Rules of Engagement
William Friedkin’s movies haven’t really been that good since the Seventies. I’m told that To Live and Die in L.A. is pretty good, and personally I recall really liking Jade when I saw it… but it seems he might never reach the highs of The French Connection and The Exorcist.
Rules of Engagement, though, definitely has its moments.
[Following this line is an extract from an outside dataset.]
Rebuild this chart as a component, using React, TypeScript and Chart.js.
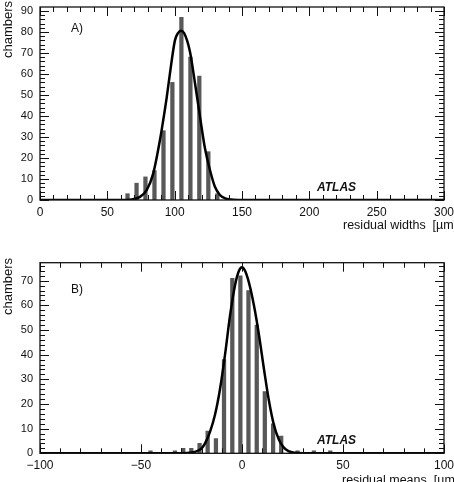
import { useEffect, useRef } from 'react';
import { Chart, registerables } from 'chart.js';

Chart.register(...registerables);

// A) residual widths per chamber [µm]
const widthBinCentres = [65, 71.7, 78.3, 85, 91.7, 98.3, 105, 111.7, 118.3, 125, 131.7];
const widthCounts = [3, 8, 11, 14, 33, 56, 87, 68, 59, 23, 3];
// Gaussian fit through the width histogram
const widthFitX = [0, 60, 68, 74.2, 79.2, 84.1, 89.1, 91.5, 94, 96.5, 100.2, 102.5, 104.5, 107, 111.4, 115.1, 118.8, 122.5, 126.2, 129.9, 133.6, 137.4, 142, 150, 300];
const widthFitY = [0, 0, 0.3, 1.5, 4.7, 12.7, 28.6, 38, 48.4, 60.3, 76, 79.5, 80.6, 79.5, 70.5, 55.6, 39.7, 24.6, 14.3, 6.3, 2.4, 0.8, 0.2, 0, 0];
const widthYTicks = [0, 10, 20, 30, 40, 50, 60, 70, 80, 90];

// B) residual means per chamber [µm]
const meanBinCentres = [-45.3, -33.2, -29.1, -25.1, -21.0, -17.0, -12.9, -8.9, -4.8, -0.8, 3.2, 7.3, 11.3, 15.4, 19.4, 27.5, 35.6, 43.7];
const meanCounts = [1, 1, 2, 2, 4, 9, 6, 38, 71, 72, 66, 52, 25, 12, 7, 1, 1, 1];
// Gaussian fit through the mean histogram
const meanFitX = [-100, -30, -25, -22, -20, -18.3, -15.8, -13.4, -10.9, -8.4, -5.9, -3.5, -1.5, 0, 1.5, 3.5, 5.9, 8.4, 10.9, 13.4, 15.8, 18.3, 20.5, 23, 26, 30, 100];
const meanFitY = [0, 0, 0.3, 1, 2, 4, 8.8, 15.5, 26, 40, 56, 68, 74, 75.5, 74, 69, 60, 48, 34, 21, 11.5, 5.5, 2.5, 0.9, 0.2, 0, 0];
const meanYTicks = [0, 10, 20, 30, 40, 50, 60, 70];

const FONT = "'Liberation Sans', Arial, Helvetica, sans-serif";

type PanelSpec = {
  bins: number[];
  counts: number[];
  fitX: number[];
  fitY: number[];
  yTicks: number[];
  xMin: number;
  xMax: number;
  xStep: number;
  xMinor: number;
  yMax: number;
  yMinor: number;
  tag: string;
  tagY: number;
  atlasY: number;
  xTitle: string;
  xTitleX: number;
  xTitleY: number;
  yTitleTop: number;
  padTop: number;
  axisH: number;
  height: number;
};

const fmt = (v: number) => (v < 0 ? '\u2212' + Math.abs(v) : String(v));

// Frame with inward ticks on all four sides, plus the panel annotations
const frameAndLabels = {
  id: 'frameAndLabels',
  afterDatasetsDraw(chart: any, _args: any, o: any) {
    const { ctx, chartArea: a, scales } = chart;
    const x = scales.x;
    const y = scales.y;
    ctx.save();
    ctx.strokeStyle = '#111';
    ctx.lineWidth = 1;
    ctx.beginPath();
    for (let v = o.xMin; v <= o.xMax + 1e-9; v += o.xMinor) {
      const px = Math.round(x.getPixelForValue(v)) + 0.5;
      const len = Math.abs(v % o.xStep) < 1e-6 ? 9 : 5;
      ctx.moveTo(px, a.bottom);
      ctx.lineTo(px, a.bottom - len);
      ctx.moveTo(px, a.top);
      ctx.lineTo(px, a.top + len);
    }
    for (let v = 0; v <= o.yMax + 1e-9; v += o.yMinor) {
      const py = Math.round(y.getPixelForValue(v)) + 0.5;
      const len = Math.abs(v % 10) < 1e-6 ? 9 : 5;
      ctx.moveTo(a.left, py);
      ctx.lineTo(a.left + len, py);
      ctx.moveTo(a.right, py);
      ctx.lineTo(a.right - len, py);
    }
    ctx.stroke();
    ctx.lineWidth = 1.3;
    ctx.strokeRect(a.left, a.top, a.right - a.left, a.bottom - a.top);

    ctx.fillStyle = '#111';
    ctx.textBaseline = 'alphabetic';
    ctx.textAlign = 'left';
    ctx.font = `12px ${FONT}`;
    ctx.fillText(o.tag, 71, o.tagY);
    ctx.font = `12.5px ${FONT}`;
    ctx.fillText(o.xTitle, o.xTitleX, o.xTitleY);
    ctx.font = `italic bold 12px ${FONT}`;
    ctx.fillText('ATLAS', 317, o.atlasY);

    ctx.font = `13px ${FONT}`;
    ctx.translate(12, o.yTitleTop);
    ctx.rotate(-Math.PI / 2);
    ctx.textAlign = 'right';
    ctx.fillText('chambers', 0, 0);
    ctx.restore();
  },
};

function Panel({ spec }: { spec: PanelSpec }) {
  const ref = useRef<HTMLCanvasElement | null>(null);
  useEffect(() => {
    if (!ref.current) return;
    const s = spec;
    const chart = new Chart(ref.current, {
      type: 'bar',
      data: {
        datasets: [
          {
            type: 'line',
            data: s.fitX.map((x, i) => ({ x, y: s.fitY[i] })),
            borderColor: '#000',
            borderWidth: 2.5,
            pointRadius: 0,
            cubicInterpolationMode: 'monotone',
            fill: false,
            order: 0,
          } as any,
          {
            type: 'bar',
            data: s.bins.map((x, i) => ({ x, y: s.counts[i] })),
            backgroundColor: '#585858',
            borderWidth: 0,
            barThickness: 3.6,
            order: 1,
          } as any,
        ],
      },
      options: {
        responsive: false,
        animation: false,
        layout: { padding: { left: 0, right: 10, top: s.padTop, bottom: 0 } },
        plugins: {
          legend: { display: false },
          tooltip: { enabled: false },
          frameAndLabels: {
            xMin: s.xMin,
            xMax: s.xMax,
            xStep: s.xStep,
            xMinor: s.xMinor,
            yMax: s.yMax,
            yMinor: s.yMinor,
            tag: s.tag,
            tagY: s.tagY,
            atlasY: s.atlasY,
            xTitle: s.xTitle,
            xTitleX: s.xTitleX,
            xTitleY: s.xTitleY,
            yTitleTop: s.yTitleTop,
          },
        } as any,
        scales: {
          x: {
            type: 'linear',
            min: s.xMin,
            max: s.xMax,
            offset: false,
            grid: { display: false, drawTicks: false },
            border: { display: false },
            ticks: {
              stepSize: s.xStep,
              padding: 5,
              maxRotation: 0,
              autoSkip: false,
              color: '#111',
              font: { family: FONT, size: 12 },
              callback: (v: any) => fmt(Number(v)),
            },
            afterFit: (sc: any) => {
              sc.height = s.axisH;
              sc.paddingLeft = 0;
              sc.paddingRight = 0;
            },
          },
          y: {
            type: 'linear',
            min: 0,
            max: s.yMax,
            grid: { display: false, drawTicks: false },
            border: { display: false },
            ticks: {
              padding: 7,
              autoSkip: false,
              color: '#111',
              font: { family: FONT, size: 11 },
            },
            afterBuildTicks: (sc: any) => {
              sc.ticks = s.yTicks.map((value) => ({ value }));
            },
            afterFit: (sc: any) => {
              sc.width = 40;
              sc.paddingTop = 0;
              sc.paddingBottom = 0;
            },
          },
        },
      } as any,
      plugins: [frameAndLabels],
    });
    return () => chart.destroy();
  }, [spec]);
  return (
    <canvas
      ref={ref}
      width={454}
      height={spec.height}
      style={{ display: 'block', width: 454, height: spec.height }}
    />
  );
}

const widthPanel: PanelSpec = {
  bins: widthBinCentres,
  counts: widthCounts,
  fitX: widthFitX,
  fitY: widthFitY,
  yTicks: widthYTicks,
  xMin: 0,
  xMax: 300,
  xStep: 50,
  xMinor: 10,
  yMax: 91.9,
  yMinor: 2,
  tag: 'A)',
  tagY: 32,
  atlasY: 191,
  xTitle: 'residual widths  [\u00b5m]',
  xTitleX: 343,
  xTitleY: 229,
  yTitleTop: 1,
  padTop: 7,
  axisH: 40,
  height: 240,
};

const meanPanel: PanelSpec = {
  bins: meanBinCentres,
  counts: meanCounts,
  fitX: meanFitX,
  fitY: meanFitY,
  yTicks: meanYTicks,
  xMin: -100,
  xMax: 100,
  xStep: 50,
  xMinor: 10,
  yMax: 77.3,
  yMinor: 2,
  tag: 'B)',
  tagY: 53,
  atlasY: 204,
  xTitle: 'residual means  [\u00b5m]',
  xTitleX: 342,
  xTitleY: 244,
  yTitleTop: 18,
  padTop: 22.7,
  axisH: 28.7,
  height: 242,
};

export default function App() {
  return (
    <div style={{ position: 'absolute', left: 0, top: 0, width: 454, height: 482, background: '#fff', overflow: 'hidden' }}>
      <Panel spec={widthPanel} />
      <Panel spec={meanPanel} />
    </div>
  );
}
There’s a long stretch in the movie where Tommy Lee Jones, defending his old friend Samuel L. Jackson after Jackson is charged with murder following a botched demonstration in Yemen where he ordered troops to open fire on a crowd including innocents, goes back to Yemen to try and find any useful information pertaining to the case… As he wanders around, a young girl keeps appearing, one of the survivors of the incident, and the whole sequence is very reminiscent of Max Von Sydow wandering around Northern Iraq in The Exorcist. There’s also a sort of dream sequence in which Jackson remembers the incident, imagining that the same young girl was among the few armed demonstrators, again reminiscent of the dream sequence in The Exorcist.
Like many courtroom dramas (which this movie ultimately becomes), it does get a little tiring after a while. But the ending is certainly worth the wait, a small reconciliation between strangers that brought a tear to my eye, reminding me of Brian De Palma’s Casualties of War, which I guess this whole movie resembles, too.